A lean, gray-haired serving woman gave them directions to the room she had just finished making up, on the third gallery of the novice quarters, and hurried on after brief curtsies to the two Reds. She never so much as glanced at Egwene. What was another novice to her? It tightened Egwene’s jaw. She was going to have to make people not see her as just another novice.

“Look at her face,” Barasine said. “I think it’s finally settling in on her.”

“I am who I am,” Egwene replied calmly. Barasine pushed her toward the stairs that rose through the hollow column of railed galleries, lit by the fat, waning moon. A breeze sighed through, the only sound. It all seemed so peaceful. There was no light showing around any door. The novices would be asleep by now, except for those who had late chores or tasks. It was peaceful for them. Not for Egwene, though.

The tiny, windowless room might almost have been the one she had occupied when she first came to the Tower, with its narrow bed built against the wall and a small fire burning on the little brick hearth.

The lamp on the small table was lit, but it lighted little more than the tabletop, and the oil must have gone bad, because it gave off a faint, unpleasant stink. A washstand completed the furnishings, except for a three-legged stool, onto which Katerine promptly lowered herself, adjusting her skirts as through on a throne. Realizing there was nowhere for her to sit, Barasine crossed her arms beneath her breasts and frowned at Egwene.

The room was quite crowded with three women in it, but Egwene pretended the other two did not exist as she readied herself for bed, hanging her cloak and belt and dress on three of the pegs set along one rough-plastered white wall. She did not ask for help with her buttons.

By the time she laid her neatly rolled stockings atop her shoes, Barasine had settled herself cross-legged on the floor and was immersed in a small, leatherbound book that she must have carried in her belt pouch. Katerine kept her eyes on Egwene as though she expected her to make a break for the door.

Crawling beneath the light woolen blanket in her shift, Egwene settled her head on the small pillow—not a goose-down pillow, that was for sure!—and went through the exercises, relaxing her body one part at a time, that would put her to sleep. She had done that so often that it seemed no sooner had she begun, than she was asleep…
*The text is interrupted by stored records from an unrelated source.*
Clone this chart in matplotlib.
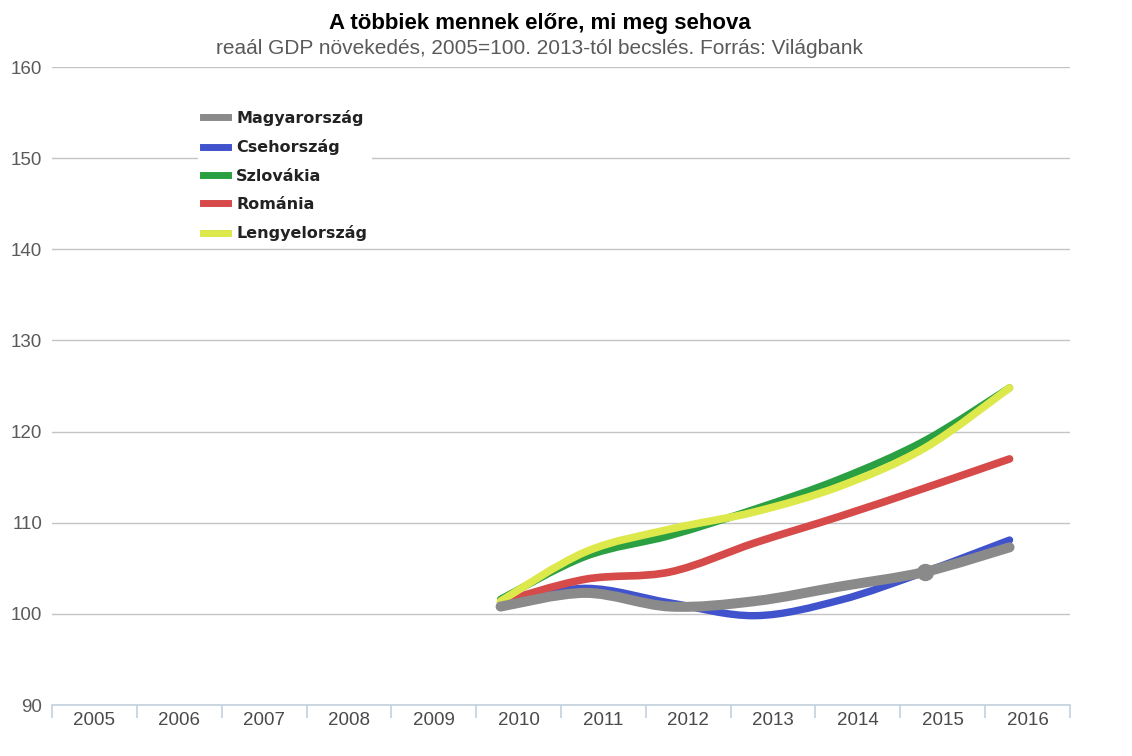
import matplotlib
matplotlib.use("Agg")
import matplotlib.pyplot as plt
import matplotlib.transforms as mtransforms
from matplotlib.path import Path
from matplotlib.patches import PathPatch
from matplotlib.lines import Line2D

# ---- data ----
categories = [str(y) for y in range(2005, 2017)]
data_years = [2010, 2011, 2012, 2013, 2014, 2015, 2016]
magyarorszag = [100.8, 102.3, 100.8, 101.4, 103.0, 104.6, 107.3]
csehorszag = [101.2, 102.8, 101.2, 99.8, 101.5, 104.6, 108.1]
szlovakia = [101.6, 106.3, 108.6, 111.5, 114.8, 119.0, 124.8]
romania = [101.3, 103.8, 104.6, 107.8, 110.7, 113.8, 117.0]
lengyelorszag = [101.4, 106.8, 109.3, 111.2, 114.0, 118.2, 124.8]
series_names = ["Magyarország", "Csehország", "Szlovákia", "Románia", "Lengyelország"]
highlight_year = 2015
y_ticks = [90, 100, 110, 120, 130, 140, 150, 160]

colors = {
    "Magyarország": "#8a8a8a",
    "Csehország": "#4053cc",
    "Szlovákia": "#2ba043",
    "Románia": "#d64a4a",
    "Lengyelország": "#dde84a",
}
values = {
    "Magyarország": magyarorszag,
    "Csehország": csehorszag,
    "Szlovákia": szlovakia,
    "Románia": romania,
    "Lengyelország": lengyelorszag,
}

W, H = 1132, 756
fig = plt.figure(figsize=(W / 100, H / 100), dpi=100)
ax = fig.add_axes([52 / W, (H - 705) / H, (1070 - 52) / W, (705 - 67) / H])

xs_cat = list(range(len(categories)))
ax.set_xlim(-0.5, len(categories) - 0.5)
ax.set_ylim(y_ticks[0], y_ticks[-1])

# series are drawn slightly left of the category centres, as in the source
shift = mtransforms.offset_copy(ax.transData, fig=fig, x=-18, y=0, units="dots")


def smooth_path(xs, ys):
    pts = list(zip(xs, ys))
    n = len(pts)
    verts = [pts[0]]
    codes = [Path.MOVETO]
    for i in range(n - 1):
        p0 = pts[i - 1] if i > 0 else pts[i]
        p1 = pts[i]
        p2 = pts[i + 1]
        p3 = pts[i + 2] if i + 2 < n else pts[i + 1]
        c1 = (p1[0] + (p2[0] - p0[0]) / 6, p1[1] + (p2[1] - p0[1]) / 6)
        c2 = (p2[0] - (p3[0] - p1[0]) / 6, p2[1] - (p3[1] - p1[1]) / 6)
        verts += [c1, c2, p2]
        codes += [Path.CURVE4, Path.CURVE4, Path.CURVE4]
    return Path(verts, codes)


data_x = [categories.index(str(y)) for y in data_years]
draw_order = ["Csehország", "Szlovákia", "Románia", "Lengyelország", "Magyarország"]
widths = {"Magyarország": 7.2, "Csehország": 5.3, "Szlovákia": 5.3,
          "Románia": 5.5, "Lengyelország": 5.5}
for z, name in enumerate(draw_order):
    patch = PathPatch(smooth_path(data_x, values[name]), facecolor="none",
                      edgecolor=colors[name], lw=widths[name],
                      capstyle="round", joinstyle="round",
                      transform=shift, zorder=3 + z)
    ax.add_patch(patch)

hi = data_years.index(highlight_year)
ax.plot([data_x[hi]], [magyarorszag[hi]], "o", color=colors["Magyarország"],
        ms=11.5, transform=shift, zorder=10)

# ---- axes styling ----
for s in ["top", "right", "left"]:
    ax.spines[s].set_visible(False)
ax.spines["bottom"].set_color("#c3d1e0")
ax.spines["bottom"].set_linewidth(1.2)

ax.set_yticks(y_ticks)
ax.set_yticklabels([str(v) for v in y_ticks])
ax.tick_params(axis="y", length=0, pad=7, labelsize=13.5, labelcolor="#5a5a5a")
ax.yaxis.grid(True, color="#c4c4c4", lw=1.0)
ax.set_axisbelow(True)

ax.set_xticks(xs_cat)
ax.set_xticklabels(categories)
ax.set_xticks([i - 0.5 for i in range(len(categories) + 1)], minor=True)
ax.tick_params(axis="x", which="major", length=0, pad=5, labelsize=13.5,
               labelcolor="#4a4a4a")
ax.tick_params(axis="x", which="minor", length=9, width=1.2, color="#c3d1e0",
               direction="out")
for lab in ax.get_xticklabels() + ax.get_yticklabels():
    lab.set_fontfamily("Liberation Sans")

# ---- legend ----
handles = [Line2D([], [], color=colors[n], lw=5) for n in series_names]
leg = ax.legend(handles, series_names, loc="upper left",
                bbox_to_anchor=(198 / W, 1 - 105 / H), bbox_transform=fig.transFigure,
                frameon=True, fancybox=False, framealpha=1, edgecolor="none",
                facecolor="white", borderaxespad=0, borderpad=0.3,
                handlelength=1.6, handletextpad=0.5, labelspacing=0.84,
                prop=dict(family="DejaVu Sans", weight="bold", size=11.5))
for t in leg.get_texts():
    t.set_color("#222222")
leg.set_zorder(20)

# ---- titles ----
fig.text(540 / W, 1 - 23 / H, "A többiek mennek előre, mi meg sehova",
         ha="center", va="center", fontsize=16, fontweight="bold",
         family="Liberation Sans", color="#000000")
fig.text(540 / W, 1 - 49 / H,
         "reaál GDP növekedés, 2005=100. 2013-tól becslés. Forrás: Világbank",
         ha="center", va="center", fontsize=15, family="Liberation Sans",
         color="#5a5a5a")

fig.savefig("out.png", dpi=100, facecolor="white")
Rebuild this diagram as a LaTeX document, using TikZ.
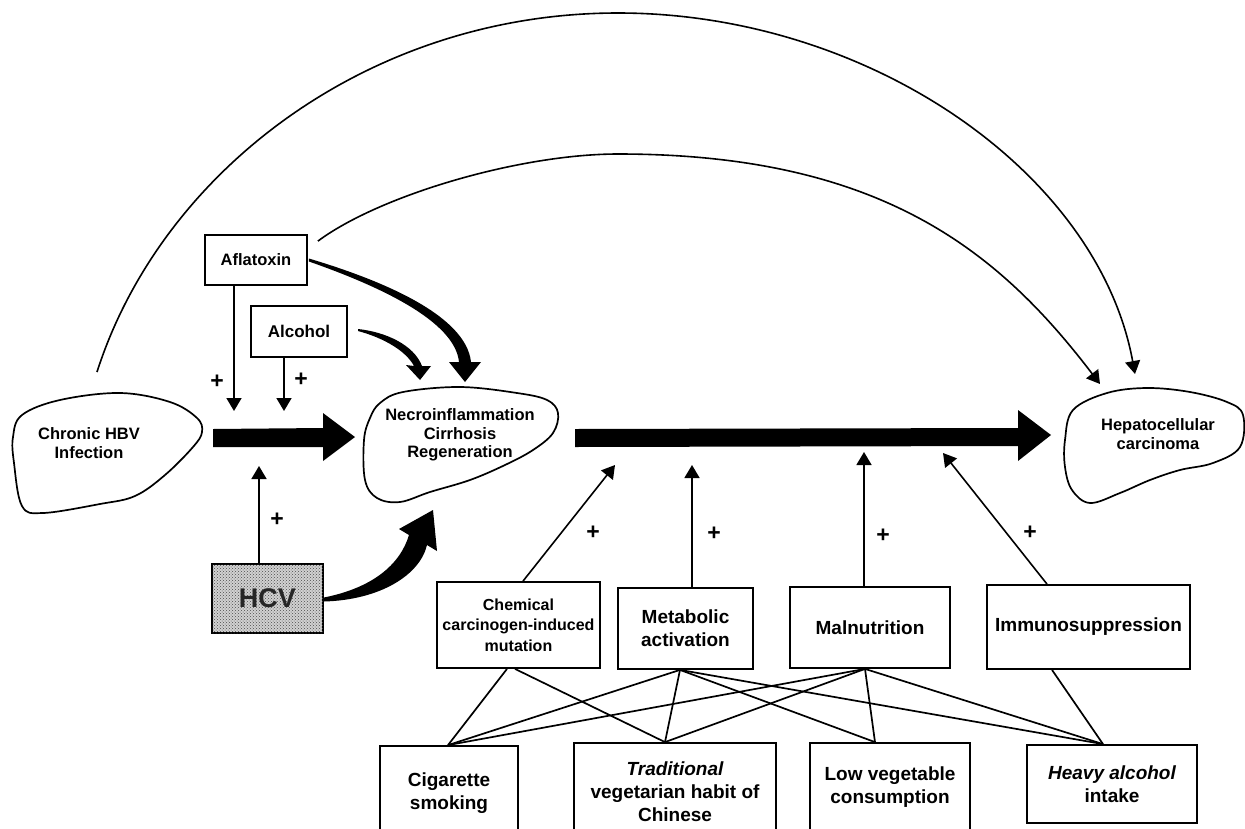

…and floating, formless, in a darkness that lay between the waking world and Tel’aran’rhiod, the narrow gap between dream and reality, a vast void filled with a myriad of twinkling specks of light that were all the dreams of all the sleepers in the world. They floated around her, in this place with no up or down, as far as the eye could see, flickering out as a dream ended, springing alight as one began. She could recognize some at sight, put a name to the dreamer, but she did not see the one she sought.

It was to Siuan she needed to speak, Siuan who likely knew by now that disaster had struck, who might be unable to sleep until exhaustion took her under. She settled herself to wait. There was no sense of time here; she would not grow bored with waiting. But she had to work out what to say. So much had changed since she wakened. She had learned so much.

Then, she had been sure she would die soon, sure the sisters inside the Tower were a solid army behind Elaida. Now… Elaida thought her safely imprisoned. No matter this talk of making her a novice again; even if Elaida really believed it, Egwene al’Vere did not. She did not consider herself a prisoner, either. She was carrying the battle into the heart of the Tower itself. If she had had lips there, she would have smiled.